Take every line where the string "with" appears and copy it.

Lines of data
****************
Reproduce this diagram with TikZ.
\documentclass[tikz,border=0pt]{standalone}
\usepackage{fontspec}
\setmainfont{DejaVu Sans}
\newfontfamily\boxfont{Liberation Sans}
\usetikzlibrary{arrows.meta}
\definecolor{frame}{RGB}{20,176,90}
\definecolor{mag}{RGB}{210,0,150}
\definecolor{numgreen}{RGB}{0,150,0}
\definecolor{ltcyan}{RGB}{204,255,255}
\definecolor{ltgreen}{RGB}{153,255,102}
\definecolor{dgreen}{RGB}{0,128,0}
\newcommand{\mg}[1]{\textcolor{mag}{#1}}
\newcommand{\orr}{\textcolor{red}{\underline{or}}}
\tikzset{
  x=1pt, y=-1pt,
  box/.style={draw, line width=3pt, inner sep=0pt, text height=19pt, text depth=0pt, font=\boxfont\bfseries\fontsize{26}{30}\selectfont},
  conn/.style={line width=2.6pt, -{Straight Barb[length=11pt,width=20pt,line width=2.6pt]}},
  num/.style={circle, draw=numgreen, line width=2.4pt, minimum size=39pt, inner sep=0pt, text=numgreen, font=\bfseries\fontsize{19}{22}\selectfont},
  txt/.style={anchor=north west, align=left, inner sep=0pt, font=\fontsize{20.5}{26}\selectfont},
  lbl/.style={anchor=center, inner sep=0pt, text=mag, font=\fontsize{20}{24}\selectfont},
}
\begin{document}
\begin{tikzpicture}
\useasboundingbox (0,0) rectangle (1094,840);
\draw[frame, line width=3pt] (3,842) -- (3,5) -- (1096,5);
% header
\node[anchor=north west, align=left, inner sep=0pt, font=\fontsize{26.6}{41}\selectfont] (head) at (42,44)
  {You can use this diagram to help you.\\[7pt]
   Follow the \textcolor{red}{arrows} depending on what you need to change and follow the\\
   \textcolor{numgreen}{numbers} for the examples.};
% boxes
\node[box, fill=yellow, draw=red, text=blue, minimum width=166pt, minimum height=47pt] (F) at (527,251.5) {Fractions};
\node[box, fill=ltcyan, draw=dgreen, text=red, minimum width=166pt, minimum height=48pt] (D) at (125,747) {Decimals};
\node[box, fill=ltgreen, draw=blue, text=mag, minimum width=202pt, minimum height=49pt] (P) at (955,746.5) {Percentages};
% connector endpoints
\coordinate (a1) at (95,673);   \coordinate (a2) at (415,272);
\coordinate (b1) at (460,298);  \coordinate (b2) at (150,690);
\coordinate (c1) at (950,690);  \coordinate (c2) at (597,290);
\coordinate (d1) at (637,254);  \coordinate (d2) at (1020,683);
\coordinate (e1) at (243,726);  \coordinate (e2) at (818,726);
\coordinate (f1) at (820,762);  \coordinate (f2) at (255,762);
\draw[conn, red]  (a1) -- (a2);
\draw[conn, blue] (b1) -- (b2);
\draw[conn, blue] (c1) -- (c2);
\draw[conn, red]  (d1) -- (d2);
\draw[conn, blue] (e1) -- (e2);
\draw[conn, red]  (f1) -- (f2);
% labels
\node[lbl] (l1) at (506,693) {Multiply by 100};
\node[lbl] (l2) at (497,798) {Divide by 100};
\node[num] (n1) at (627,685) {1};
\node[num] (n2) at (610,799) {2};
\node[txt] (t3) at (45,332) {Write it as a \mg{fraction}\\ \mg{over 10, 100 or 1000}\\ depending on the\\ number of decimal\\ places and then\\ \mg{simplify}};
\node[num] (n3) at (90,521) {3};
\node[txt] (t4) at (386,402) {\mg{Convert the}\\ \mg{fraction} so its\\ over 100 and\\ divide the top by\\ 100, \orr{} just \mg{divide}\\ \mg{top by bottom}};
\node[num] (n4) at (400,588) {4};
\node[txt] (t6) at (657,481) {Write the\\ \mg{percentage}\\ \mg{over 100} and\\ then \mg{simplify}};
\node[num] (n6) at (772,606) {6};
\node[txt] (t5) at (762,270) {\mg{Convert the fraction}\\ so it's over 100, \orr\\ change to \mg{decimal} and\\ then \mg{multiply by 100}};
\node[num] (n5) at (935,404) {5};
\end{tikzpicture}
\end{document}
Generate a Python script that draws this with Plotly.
****************
Task solution.
Reproduce this diagram with TikZ.
Generate a Python script that draws this with Plotly.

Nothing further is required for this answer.